Dans ce livre, on y parle ainsi du mythe d’Œdipe originel de Sophocle, des rêves et leurs interprétations, de l’angoisse de castration, du stade oral et anal, du transfert, du surmoi et du ça, etc, qui tous précèdent, suivent ou dépassent le complexe d’Œdipe, élément central du développement psychologique. Cela permet pour une grande part de balayer tous les concepts que Freud a créé et développé.

Car ce petit livre a été écrit en reprenant quasiment toutes les thèses freudiennes. C’est ainsi que j’ai compris que Freud avait été le premier à théoriser le complexe d’Œdipe. Et non seulement ceci, mais il a bel et bien bâti à lui seul l’ensemble de la théorie psychanalytique.
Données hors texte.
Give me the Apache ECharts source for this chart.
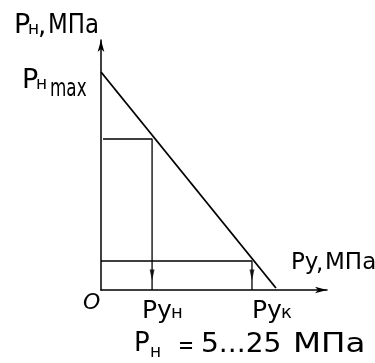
<!DOCTYPE html>
<html>
<head>
<meta charset="utf-8">
<script src="https://cdn.jsdelivr.net/npm/echarts@6/dist/echarts.min.js"></script>
<style>html,body{margin:0;padding:0;background:#fff}#c{width:375px;height:363px}</style>
</head>
<body>
<div id="c"></div>
<script>
// Data (arbitrary schematic units, axes 0..100)
const pressureLineX = [0, 77.4];
const pressureLineY = [87.2, 0.8];
const startLevel = 60.4;   // Pн level reaching Pун
const startX = 22.6;       // Pун
const endLevel = 11.6;     // level reaching Pук
const endX = 66.8;         // Pук
const arrowY = 6;

const chart = echarts.init(document.getElementById('c'), null, {renderer: 'canvas'});
const FONT = '"DejaVu Sans", sans-serif';
function t(text, x, baseline, size, opts) {
  opts = opts || {};
  return {
    type: 'text', x: x, y: baseline - 0.346 * size,
    scaleX: opts.sx || 1, scaleY: 1,
    style: {
      text: text, x: 0, y: 0,
      font: (opts.italic ? 'italic ' : '') + size + 'px ' + FONT,
      fill: '#000', align: 'left', verticalAlign: 'middle'
    },
    z: 100
  };
}
const axisCommon = {
  type: 'value', min: 0, max: 100,
  axisLine: {show: true, lineStyle: {color: '#000', width: 1.5}, symbol: ['none', 'arrow'], symbolSize: [5, 12], symbolOffset: [0, 0]},
  axisTick: {show: false}, axisLabel: {show: false}, splitLine: {show: false}
};
const option = {
  backgroundColor: '#fff',
  animation: false,
  grid: {left: 101, right: 48, top: 40, bottom: 73, containLabel: false},
  xAxis: Object.assign({}, axisCommon),
  yAxis: Object.assign({}, axisCommon),
  series: [
    {type: 'line', data: pressureLineX.map((x, i) => [x, pressureLineY[i]]), symbol: 'none',
     lineStyle: {color: '#000', width: 1.8}},
    {type: 'line', data: [[0.9, startLevel], [startX, startLevel], [startX, 0]], symbol: 'none',
     lineStyle: {color: '#000', width: 1.3}},
    {type: 'line', data: [[0, endLevel], [endX, endLevel], [endX, 0]], symbol: 'none',
     lineStyle: {color: '#000', width: 1.3}},
    {type: 'scatter', data: [[startX, arrowY], [endX, arrowY]], symbol: 'triangle', symbolRotate: 180,
     symbolSize: [5, 11], itemStyle: {color: '#000'}}
  ],
  graphic: [
    t('Р', 14, 35, 27), t('н', 28, 35, 17), t(',', 38, 36, 26), t('МПа', 48, 35, 26, {sx: 0.88}),
    t('Р', 22, 90, 27), t('н', 36, 90, 17), t('max', 50, 98, 24, {sx: 0.7}),
    t('Ру', 291, 271, 23), t(',', 316, 272, 23), t('МПа', 325, 271, 23),
    t('O', 83, 311, 22, {italic: true}),
    t('Ру', 142, 320, 25), t('н', 171, 320, 18),
    t('Ру', 252, 320, 25), t('к', 281, 320, 18),
    t('Р', 134, 353, 26), t('н', 150, 358, 17), t('=', 178, 355, 24, {sx: 0.8}),
    t('5...25', 201, 354, 26, {sx: 1.08}), t('МПа', 293, 354, 26, {sx: 1.25})
  ]
};
chart.setOption(option);
</script>
</body>
</html>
Tout un travail colossal, à partir duquel ses successeurs se sont plus ou moins réclamés ou démarqués, auront enrichi ou critiqué tel ou tel aspect de sa théorie, mais il est resté la référence première, incontournable, le Père de la psychanalyse, qui est toujours pratiqué aujourd’hui.

Pour en revenir au livre de Roger Perron et Michèle Perron-Borelli, j’y ai appris ainsi comment, du point de vue des scientifiques et des psychanalystes, s’élabore la psyché humaine jusqu’au complexe d’Œdipe si important et au-delà. C’est d’une lecture très enrichissante quoique d’un sujet très complexe, que les auteurs ont su rendre accessible, autant qu’ils le pouvaient et sans jargons inutiles de spécialistes. C’est finalement un ouvrage très accessible pour qui veut s’en donner la peine de l’aborder et de se concentrer dessus, mais pour se délasser à la plage l’été, c’est une lecture qui sied mal !

Pour finir, je dirais que les auteurs l’ont élaboré en reprenant les thèses que Freud avait déjà décrits dans ses divers ouvrages, additionné de nombreuses autres références d’autres auteurs, comme Mélanie Klein, Tobie Nathan, et d’autres, inconnus de moi mais certainement non moins compétents. Une absence de taille toutefois, ils ne citent presque pas Jung.

Pour ceux que ces thèmes intéressent sans se sentir obligés de lire toute la littérature plutôt foisonnante sur la psychanalyse, ce livre en sera une excellente introduction ou bien synthèse.